Student Researcher: Melissa Partridge
Supervisor:
Dr Suzanne Dziurawiec
Ethics approval:
2013/062

Self-harm and suicide are serious health concerns facing contemporary society. However, the mainstreaming of mental health into generalist health services has meant that health professionals may be required to treat self-harm, despite having received limited training about it, and whilst potentially harbouring negative attitudes towards the behaviour because of its potential to evoke strong emotional responses. The study reported here developed a 51-item Self-harm Survey to assess whether Child and Adolescent Mental Health Service medical and nursing staff (generalist health professionals) differed from allied health and support service staff in their general knowledge, opinions and understandings, their workplace experiences relating to self-harm, and their attitudes towards the impact social media has on self-harming adolescents. 82 CAMHS participants completed the survey.
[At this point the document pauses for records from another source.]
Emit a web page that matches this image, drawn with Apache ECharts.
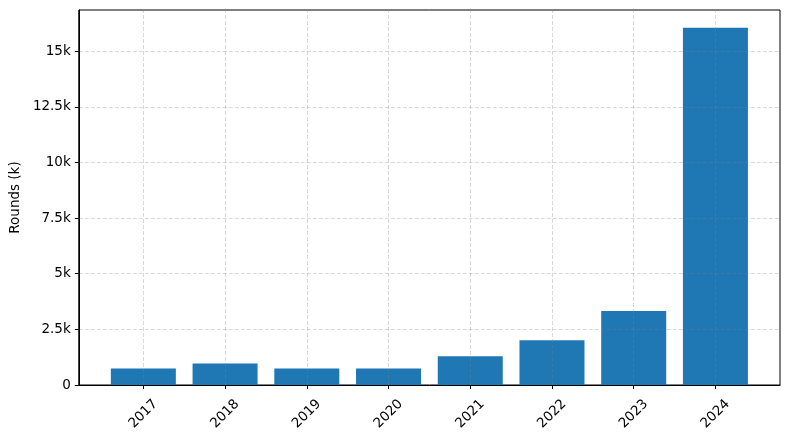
<!DOCTYPE html>
<html>
<head>
<meta charset="utf-8">
<script src="https://cdn.jsdelivr.net/npm/echarts@6.0.0/dist/echarts.min.js"></script>
<style>
  html, body { margin: 0; padding: 0; background: #fff; }
  #chart { width: 790px; height: 440px; }
</style>
</head>
<body>
<div id="chart"></div>
<script>
var years = ["2017", "2018", "2019", "2020", "2021", "2022", "2023", "2024"];
var rounds = [740, 970, 740, 740, 1290, 2010, 3330, 16050];
var yTicks = [0, 2500, 5000, 7500, 10000, 12500, 15000];
var yTickLabels = ["0", "2.5k", "5k", "7.5k", "10k", "12.5k", "15k"];

var gridStyle = { color: "rgba(128,128,128,0.3)", type: [4, 2], width: 1 };
var font = "DejaVu Sans";

var chart = echarts.init(document.getElementById("chart"));

var xIdx = years.map(function (y, i) { return i; });

var option = {
  animation: false,
  grid: {
    left: 78, right: 10, top: 10, bottom: 55,
    show: true, borderColor: "#000", borderWidth: 1
  },
  xAxis: {
    type: "value",
    min: -0.79,
    max: 7.79,
    axisLine: { show: true, onZero: false, lineStyle: { color: "#000" } },
    axisTick: {
      show: true, customValues: xIdx, length: 4,
      lineStyle: { color: "#000" }
    },
    axisLabel: {
      customValues: xIdx,
      rotate: 45,
      align: "center",
      verticalAlign: "middle",
      margin: 29,
      color: "#000",
      fontFamily: font,
      fontSize: 13.5,
      formatter: function (v) { return years[Math.round(v)]; }
    },
    splitLine: { show: false }
  },
  yAxis: {
    type: "value",
    min: 0,
    max: 16850,
    name: "Rounds (k)",
    nameLocation: "middle",
    nameGap: 55,
    nameTextStyle: { color: "#000", fontFamily: font, fontSize: 13.5 },
    axisLine: { show: true, onZero: false, lineStyle: { color: "#000" } },
    axisTick: {
      show: true, customValues: yTicks, length: 4,
      lineStyle: { color: "#000" }
    },
    axisLabel: {
      customValues: yTicks,
      margin: 8,
      color: "#000",
      fontFamily: font,
      fontSize: 13.5,
      formatter: function (v) { return yTickLabels[yTicks.indexOf(v)]; }
    },
    splitLine: { show: false }
  },
  series: [
    {
      type: "bar",
      barWidth: 65,
      itemStyle: { color: "#1f77b4" },
      data: rounds.map(function (v, i) { return [i, v]; }),
      markLine: {
        silent: true,
        symbol: "none",
        label: { show: false },
        lineStyle: gridStyle,
        data: xIdx.map(function (i) { return { xAxis: i }; })
          .concat(yTicks.slice(1).map(function (v) { return { yAxis: v }; }))
      }
    }
  ]
};

chart.setOption(option);
</script>
</body>
</html>
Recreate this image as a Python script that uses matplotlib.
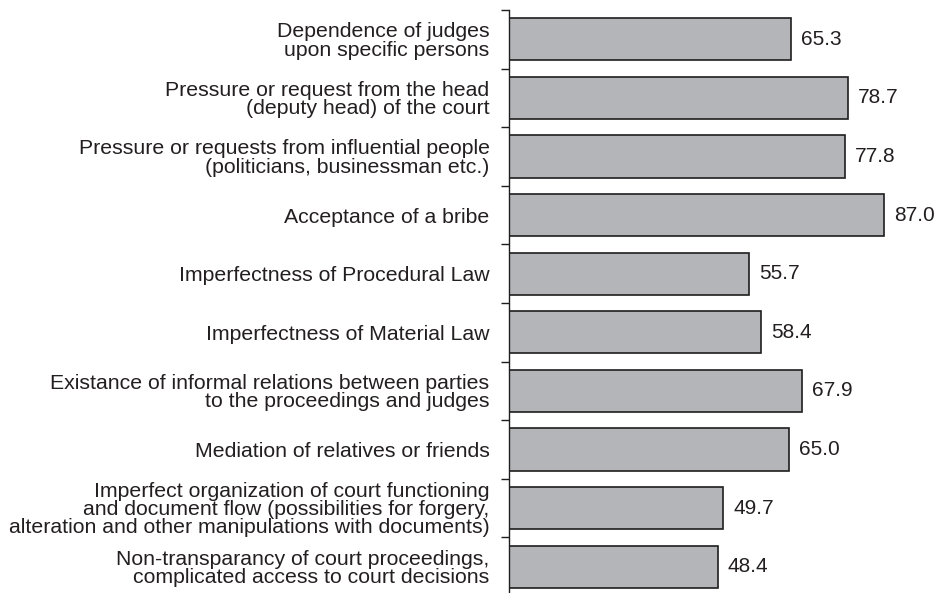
import numpy as np
import matplotlib.pyplot as plt

plt.rcParams['font.family'] = ['Liberation Sans', 'DejaVu Sans']

# categories, top to bottom
labels = [
    "Dependence of judges\nupon specific persons",
    "Pressure or request from the head\n(deputy head) of the court",
    "Pressure or requests from influential people\n(politicians, businessman etc.)",
    "Acceptance of a bribe",
    "Imperfectness of Procedural Law",
    "Imperfectness of Material Law",
    "Existance of informal relations between parties\nto the proceedings and judges",
    "Mediation of relatives or friends",
    "Imperfect organization of court functioning\nand document flow (possibilities for forgery,\nalteration and other manipulations with documents)",
    "Non-transparancy of court proceedings,\ncomplicated access to court decisions",
]
values = [65.3, 78.7, 77.8, 87.0, 55.7, 58.4, 67.9, 65.0, 49.7, 48.4]

txt = '#231f20'

fig = plt.figure(figsize=(9.36, 5.93), dpi=100)
ax = fig.add_axes([509/936, -3/593, 1 - 509/936, 586/593])

y = np.arange(len(values))
ax.barh(y, values, height=0.72, color='#b4b5b9', edgecolor='#1e1e1e', linewidth=1.2)

for yi, v in zip(y, values):
    ax.text(v + 2.3, yi, f"{v:.1f}", va='center', ha='left', fontsize=15, color=txt)

ax.set_ylim(len(values) - 0.5, -0.5)
ax.set_xlim(0, 99)

ax.set_yticks(y)
ax.set_yticklabels(labels, fontsize=15.3, color=txt, linespacing=0.95)
ax.tick_params(axis='y', which='major', length=0, pad=14)
ax.set_yticks(np.arange(-0.5, len(values)), minor=True)
ax.tick_params(axis='y', which='minor', length=6, width=1, color='#1e1e1e')

ax.set_xticks([])
for s in ['top', 'right', 'bottom']:
    ax.spines[s].set_visible(False)
ax.spines['left'].set_color('#1e1e1e')
ax.spines['left'].set_linewidth(1)

fig.savefig('out.png', dpi=100)
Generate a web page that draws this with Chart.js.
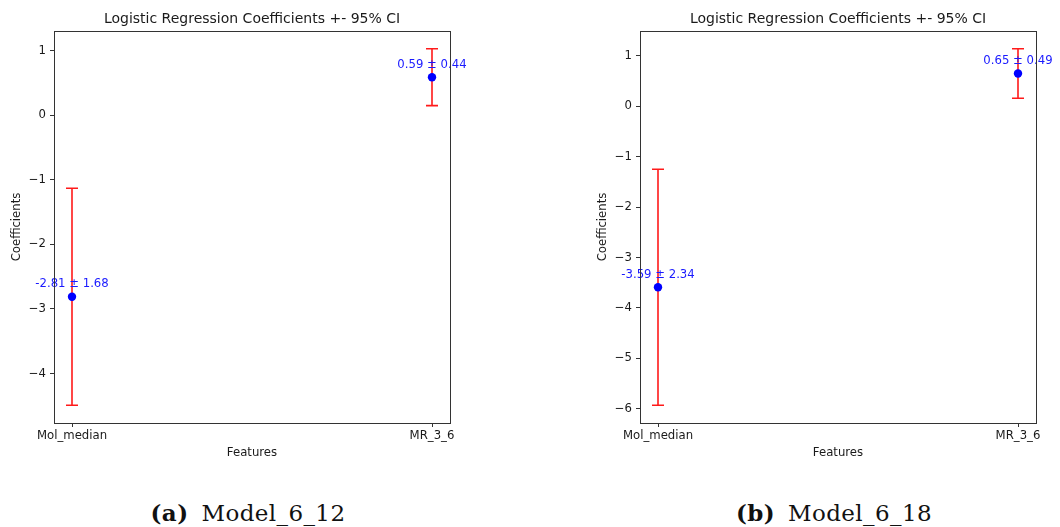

Results indicated that medical and nursing staff had higher general knowledge than allied health and support service staff, but there were no differences between the groups in their opinions and understandings about self-harm or in their attitudes towards working with self-harm clients. The majority of both groups indicated that social media had a negative impact on adolescents who self-harmed. Overall, the findings provide evidence that current training practices are generally effective, although more than a third of all respondents expressed a desire for more education and training in their work with self-harming clients. The findings suggest that there is a need for ongoing professional development courses regarding self-harm to teach proactive support skills, rather than merely knowledge content.